I’ve been walking into walls, bumping into corners, and stubbing and hitting my toes on a lot of things lately. It’s really weird. Somehow my brain is telling my body to cut corners when there are actually obstacles and things in the way.
For example, the other day when I was bee lining towards the front door to leave the house, my brain failed to register that there was a corner I needed to maneuver around, and I smashed my shoulder hard, right into the wall. This was not an isolated incident, because I’ve also been tripping over and smashing my feet into bedposts, table legs, couch corners, and half-opened doors a lot in the past few weeks. It’s ridiculous, because this is my own house we’re talking about here.
So, of course, I complained to Winnie, after having cursed the bed frame I just maimed myself against, and she, very logically and rationally, said, “Why don’t you just look where your feet is going?”
To this, I replied, “Because I learned to walk 34 years ago. It’s more important for me to look at the destination, rather than looking at my feet.”
But then, it clicked.
The epiphany didn’t come to me at that moment, but the next day, it dawned on me. I do this all the time in my life. I try so hard to look ahead; but ironically, it’s the things right in front of me – that I am not paying attention to – that’s always tripping me up and getting in my way. My mind is too focused on the future, the “what-ifs,” that I don’t stay in the here-and-now, the present, dealing with what is in front of me.

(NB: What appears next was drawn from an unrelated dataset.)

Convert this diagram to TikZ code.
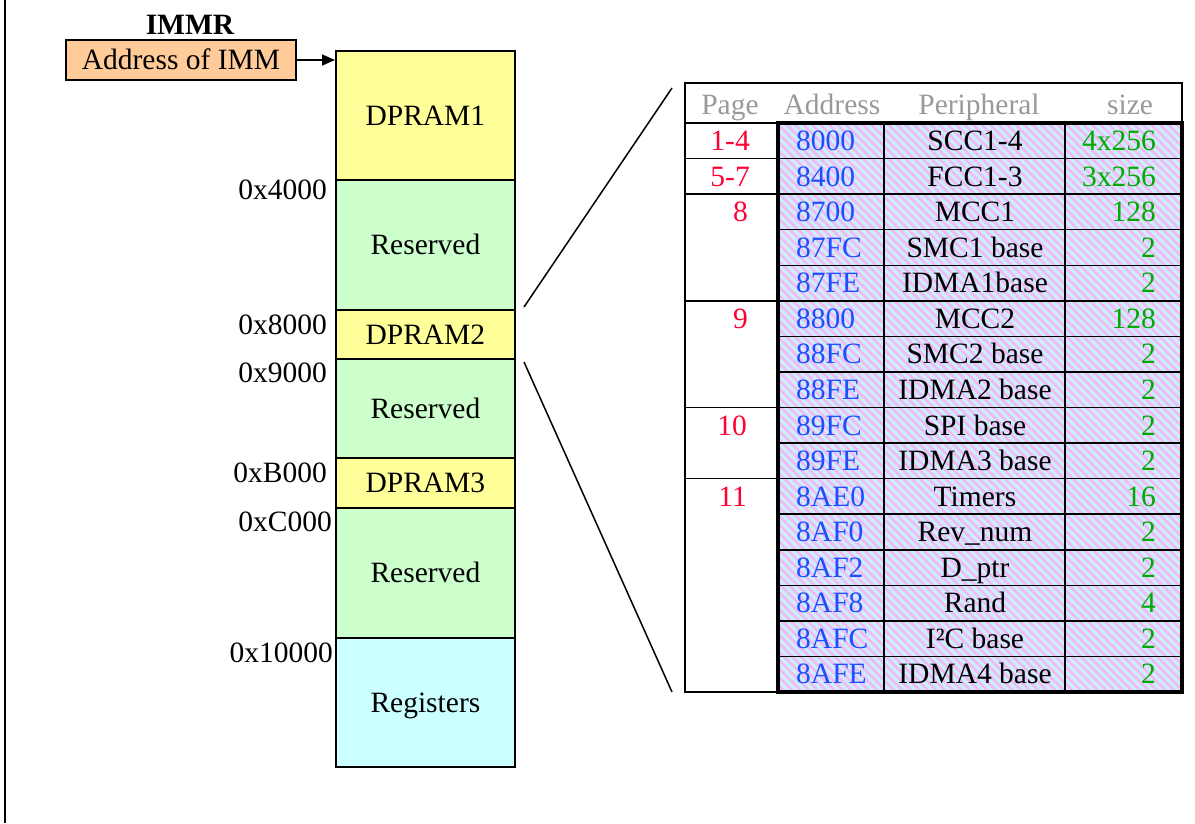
\documentclass[tikz,border=0pt]{standalone}
\usepackage{fontspec}
\setmainfont{Liberation Serif}
\usetikzlibrary{patterns.meta,arrows.meta}
\definecolor{peach}{HTML}{FFCC99}
\definecolor{memyellow}{HTML}{FFFF99}
\definecolor{memgreen}{HTML}{CCFFCC}
\definecolor{memcyan}{HTML}{CCFFFF}
\definecolor{hatchbg}{HTML}{CCEEFF}
\definecolor{hatchfg}{HTML}{F2BAF2}
\definecolor{pagered}{HTML}{FF0033}
\definecolor{addrblue}{HTML}{1A4FFF}
\definecolor{sizegreen}{HTML}{00AA00}
\definecolor{headgray}{HTML}{999999}
\begin{document}
\begin{tikzpicture}[x=1pt,y=-1pt,
  every node/.style={font=\fontsize{29.5}{34}\selectfont, inner sep=0pt, text height=19.5pt, text depth=0pt},
  mem/.style={draw, line width=1.8pt, minimum width=179pt, anchor=north west},
  hexlbl/.style={anchor=east},
  hdr/.style={text=headgray},
  pagelbl/.style={text=pagered, anchor=east},
  addrlbl/.style={text=addrblue, anchor=west},
  perlbl/.style={},
  sizelbl/.style={text=sizegreen, anchor=east},
  thinline/.style={line width=1.5pt},
  zoomline/.style={line width=1.5pt}
]
\useasboundingbox (0,0) rectangle (1195,823);
% left frame line
\draw[line width=1.5pt] (5,0) -- (5,823);

% IMMR
\node[font=\bfseries\fontsize{29.5}{34}\selectfont] (immr) at (190,25) {IMMR};
\node[draw, fill=peach, line width=1.5pt, minimum width=230pt, minimum height=40pt] (addr) at (181,60) {Address of IMM};

% memory column
\node[mem, fill=memyellow, minimum height=129pt] (dp1) at (335,50) {DPRAM1};
\node[mem, fill=memgreen, minimum height=130pt] (res1) at (335,179) {Reserved};
\node[mem, fill=memyellow, minimum height=49pt] (dp2) at (335,309) {DPRAM2};
\node[mem, fill=memgreen, minimum height=99pt] (res2) at (335,358) {Reserved};
\node[mem, fill=memyellow, minimum height=50pt] (dp3) at (335,457) {DPRAM3};
\node[mem, fill=memgreen, minimum height=130pt] (res3) at (335,507) {Reserved};
\node[mem, fill=memcyan, minimum height=129pt] (regs) at (335,637) {Registers};

\draw[line width=1.5pt, -{Triangle[length=13pt,width=11pt]}] (addr.east) -- (dp1.west |- addr.east);

% hex labels
\node[hexlbl] (h4) at (327,190) {0x4000};
\node[hexlbl] (h8) at (327,325) {0x8000};
\node[hexlbl] (h9) at (327,373) {0x9000};
\node[hexlbl] (hb) at (327,473) {0xB000};
\node[hexlbl] (hc) at (332,522) {0xC000};
\node[hexlbl] (h10) at (333,653) {0x10000};

% zoom lines
\coordinate (zt1) at (524,307);
\coordinate (zt2) at (672,88);
\coordinate (zb1) at (524,362);
\coordinate (zb2) at (672,692);
\draw[zoomline] (zt1) -- (zt2);
\draw[zoomline] (zb1) -- (zb2);

% table background
\fill[hatchbg] (778,123) rectangle (1182,692);
\fill[pattern={Lines[angle=-45,distance=6pt,line width=2.6pt]}, pattern color=hatchfg] (778,123) rectangle (1182,692);

% row lines in hatched area
\foreach \i in {1,...,15}{
  \draw[thinline] (778,{123+35.5625*\i}) -- (1182,{123+35.5625*\i});
}
% column lines
\draw[thinline] (884,123) -- (884,692);
\draw[thinline] (1065,123) -- (1065,692);
% page column group lines
\foreach \i in {1,2,5,8,10}{
  \draw[thinline] (685,{123+35.5625*\i}) -- (778,{123+35.5625*\i});
}
% outer table frame
\draw[thinline] (685,83) rectangle (1182,692);
\draw[thinline] (685,123) -- (778,123);
% thick hatched border
\draw[line width=3.5pt] (778,123) rectangle (1182,692);

% header
\node[hdr] (hpage) at (730,105) {Page};
\node[hdr] (haddr) at (832,105) {Address};
\node[hdr] (hper) at (979,105) {Peripheral};
\node[hdr] (hsize) at (1130,105) {size};

% rows
\foreach \a/\p/\s [count=\i] in {8000/SCC1-4/4x256, 8400/FCC1-3/3x256, 8700/MCC1/128, 87FC/SMC1 base/2, 87FE/IDMA1base/2, 8800/MCC2/128, 88FC/SMC2 base/2, 88FE/IDMA2 base/2, 89FC/SPI base/2, 89FE/IDMA3 base/2, 8AE0/Timers/16, 8AF0/Rev\_num/2, 8AF2/D\_ptr/2, 8AF8/Rand/4, 8AFC/I²C base/2, 8AFE/IDMA4 base/2}{
  \pgfmathsetmacro\yc{123+35.5625*(\i-0.5)}
  \node[addrlbl] (a\i) at (796,\yc) {\a};
  \node[perlbl] (p\i) at (975,\yc) {\p};
  \node[sizelbl] (s\i) at (1156,\yc) {\s};
}

% page labels
\node[pagelbl] (pg1) at (750,{123+35.5625*0.5}) {1-4};
\node[pagelbl] (pg2) at (750,{123+35.5625*1.5}) {5-7};
\node[pagelbl] (pg3) at (748,{123+35.5625*2.5}) {8};
\node[pagelbl] (pg4) at (748,{123+35.5625*5.5}) {9};
\node[pagelbl] (pg5) at (747,{123+35.5625*8.5}) {10};
\node[pagelbl] (pg6) at (747,{123+35.5625*10.5}) {11};
\end{tikzpicture}
\end{document}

Some people say time travel is impossible, but I don’t think so. I spend most of my time in the future, worrying and trying to anticipate everything that could go wrong. I play out all the possible scenarios on things I care about most, trying to forecast the future, good and bad. This is how I cope with feeling vulnerable – a way to feel some sort of control over the chaos I sometimes feel inside. It is a buffer.
Unfortunately, it removes me from the present, and I wind up feeling indifferent and removed, missing out on the joys and sorrows of the moment, living my life as if I am reading about it in a non-fiction novel, instead of actually living it. (I also psychoanalyze and navel-gaze about the past a lot, internally gridlocked on old hurts and issues, and then defensively tries to predict about the future, but then, that’s another topic in itself.)
Perhaps I do this, because then I don’t have to risk feeling sad, angry, hurt, jealous, disappointed, rejected (perhaps more accurately, self-rejected), and ashamed. But I also miss out on feeling happy, satisfaction, contentment, accomplished, accepted, joy, peace, courage, forgiveness, restoration, or healing. If I avoid feeling sad, I will also avoid feeling truly happy.
I cannot choose one without the other, and from my personal journey, the negative more difficult emotions wind up surfacing in cold forms anyways; ie, bitterness, anxiety, depression, and psychosomatic issues. We can’t entirely ignore it.
Like I said, ironically, it’s the things right in front of me that wind up tripping me up and running me into walls. It’s the things right in front of me that I choose not to focus on that will eventually hurt me in the end.
Maybe I should regularly take out my contacts and let my near-sightedness do its job.